We spent the Cold War in perpetual fear that the U.S. and U.S.S.R. would start an intentional nuclear conflict. The truth is, we came far closer to blowing ourselves up with nuclear weapons than we ever came to WWIII.... The Russians either lost a nuclear sub, lost a sub with nuclear weapons on board, had a nuclear sub's reactor melt down, or all three roughly every other week.... The sad lesson is that we have less to fear from naked aggression than we do from incompetence and bad engineering.
I don't mean to diminish the danger of nuclear accidents, and certainly there was a learning curve involved here - a very dangerous learning curve (it's notable that all the incidents listed occurred between 1950 and 1979, and all the ones in which radiation was released occurred before 1966). But Grabianowski betrays his own politics with some of these claims. How can he know we came "closer to blowing ourselves up than to WWIII"? There were several incidents that came close to sparking WWIII, too - which was "closer"?
It's tempting to think that, as close as some of these engineering mishaps were, they actually weren't as close as the author thinks. Grabianowski himself points out that the Russians had accidents all the time that never had the dire consequences he imagines (other than Chernobyl). That strikes me as evidence that nuclear engineering is not as prone to actual disaster scenarios as the author thinks.

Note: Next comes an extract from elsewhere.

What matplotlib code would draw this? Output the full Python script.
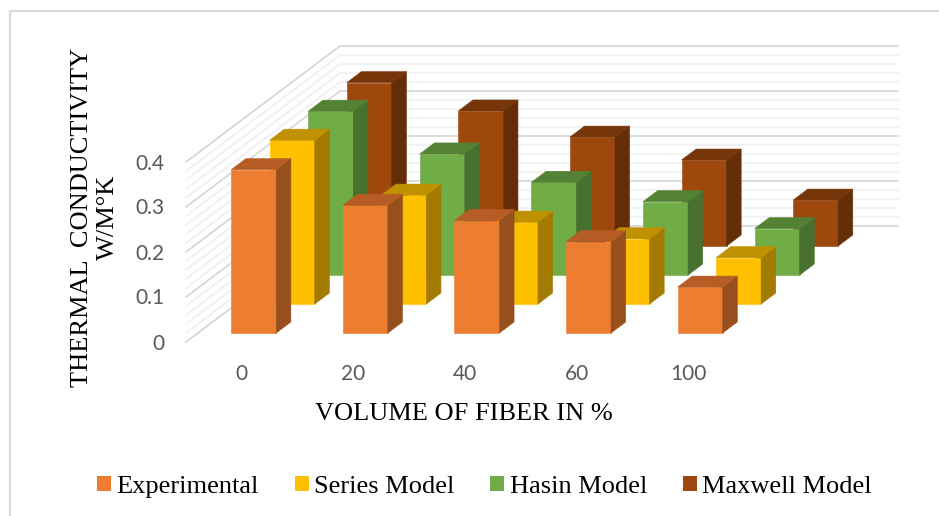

Grabianowski's closing quote, that we have less to fear from aggression than from incompetence, is utter nonsense. Even restricting our historical view just to nuclear weaponry, it's hard to ignore the fact that far more people have been killed by atomic weapons than by atomic accidents. In fact, it's possible that more people were killed on 9/11 than by Chernobyl, the worst nuclear accident in history. (Wikipedia says: "It is estimated that there will ultimately be a total of 4,000 deaths attributable to the accident, due to increased cancer risk." But these estimates are notoriously unreliable, and impossible to prove. In any case, the numbers are comparable.) The twentieth century witnessed hundreds of millions die as a result of naked aggression, and two or three orders of magnitude less due to engineering mishaps.
The numerical comparison demonstrates the absurdity of the claim. But the philosophy behind it is also wrongheaded. Does Grabianowski believe that our military is more dangerous in peacetime than it is valuable in wartime? Having a nuclear-armed military runs the risk of accident. Building and operating nuclear power plants runs similar risks. But in both cases, there is significant return on this investment. In the field of nuclear technology, it is much easier to imagine disaster scenarios than to actually find them.

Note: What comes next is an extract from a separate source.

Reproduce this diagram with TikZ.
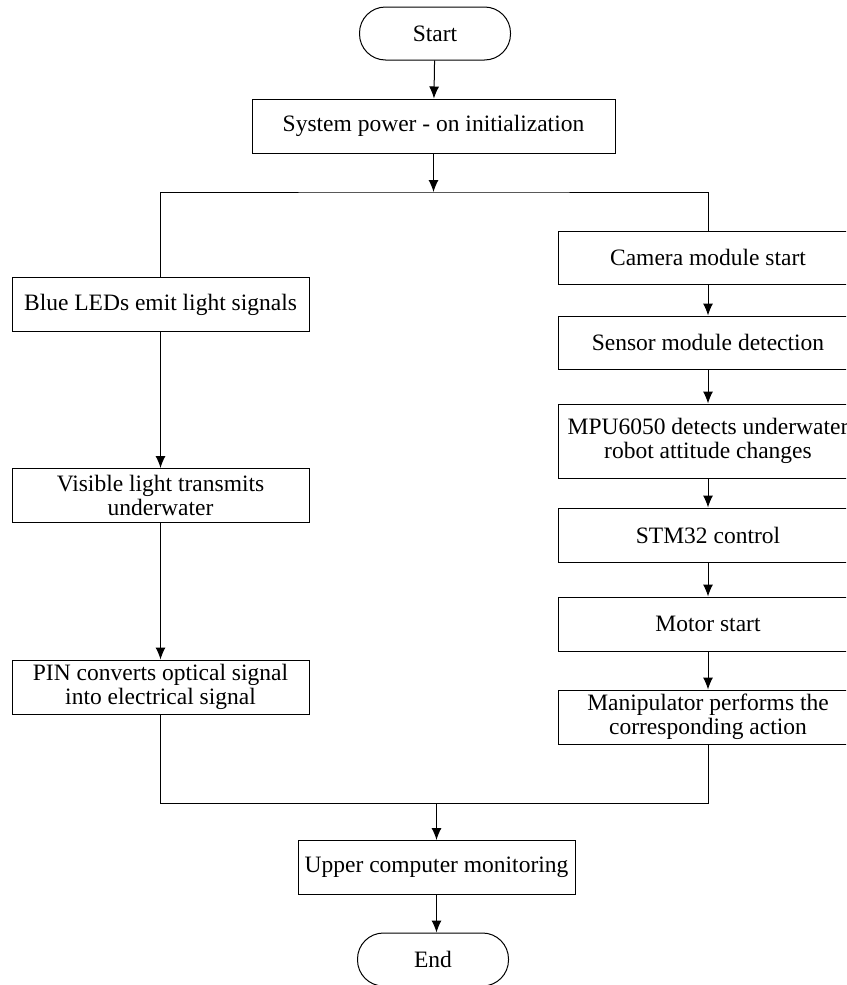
\documentclass[tikz,border=0pt]{standalone}
\usepackage{fontspec}
\setmainfont{Liberation Serif}
\usetikzlibrary{arrows.meta, positioning}

\begin{document}
\begin{tikzpicture}[
    x=1pt, y=-1pt,
    box/.style={draw, line width=1pt, inner xsep=0pt, minimum width=#1, minimum height=54pt, align=center, font=\fontsize{23.5}{24}\selectfont},
    box/.default=297pt,
    term/.style={draw, line width=1pt, rounded corners=26pt, minimum width=151pt, minimum height=53pt, font=\fontsize{23.5}{24}\selectfont},
    arrow/.style={-{Latex[length=12pt, width=10pt]}, line width=1pt},
    wire/.style={line width=1pt}
]
    \clip (0,0) rectangle (846,985);

    \node[term] (start) at (435,33.5) {Start};
    \node[box=363pt] (init) at (433.5,126) {System power - on initialization};
    \coordinate (split) at (433.5,192);

    % left branch
    \node[box] (led)   at (160.5,304.5) {Blue LEDs emit light signals};
    \node[box] (light) at (160.5,495.5) {Visible light transmits\\underwater};
    \node[box] (pin)   at (160.5,687)   {PIN converts optical signal\\into electrical signal};

    % right branch
    \node[box=300pt, minimum height=53pt] (cam)    at (708,257.5) {Camera module start};
    \node[box=300pt, minimum height=53pt] (sensor) at (708,342.5) {Sensor module detection};
    \node[box=300pt, minimum height=74pt] (mpu)    at (708,441)   {MPU6050 detects underwater\\robot attitude changes};
    \node[box=300pt] (stm)    at (708,535) {STM32 control};
    \node[box=300pt] (motor)  at (708,624) {Motor start};
    \node[box=300pt] (manip)  at (708,717) {Manipulator performs the\\corresponding action};

    \coordinate (merge) at (436.5,803);
    \node[box=277pt] (upper) at (436.5,867.5) {Upper computer monitoring};
    \node[term] (fin) at (433,959.5) {End};

    \draw[arrow] (start) -- (init);
    \draw[arrow] (init) -- (split);
    \draw[wire] (led.north) |- (split) -| (cam.north);

    \draw[arrow] (led) -- (light);
    \draw[arrow] (light) -- (pin);

    \draw[arrow] (cam) -- (sensor);
    \draw[arrow] (sensor) -- (mpu);
    \draw[arrow] (mpu) -- (stm);
    \draw[arrow] (stm) -- (motor);
    \draw[arrow] (motor) -- (manip);

    \draw[wire] (pin.south) |- (merge) -| (manip.south);
    \draw[arrow] (merge) -- (upper);
    \draw[arrow] (upper) -- (upper |- fin.north);
\end{tikzpicture}
\end{document}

We should be cautious, but not allow our caution to stop us moving at all. Doing nothing, or worse, doing the wrong things, also runs risks. Suppose the Global Warming people are right. Then we should be building nuclear plants at breakneck speed. The risk of accident should be overwhelmed by the risk (according to the most dire claims of the Warmingists) of warming. But in many cases those very environmentalists block nuclear power, preferring pie-in-the-sky plans involving solar or wind power. The result is what no one wants: ever greater dependency on fossil fuels.
Grabianowski probably was not thinking all of these things when he wrote the article. I have no reason to believe that he is a nuclear-power-protesting environmentalist. Nonetheless, his article feeds a nucleophobia that we as a society must learn to get over.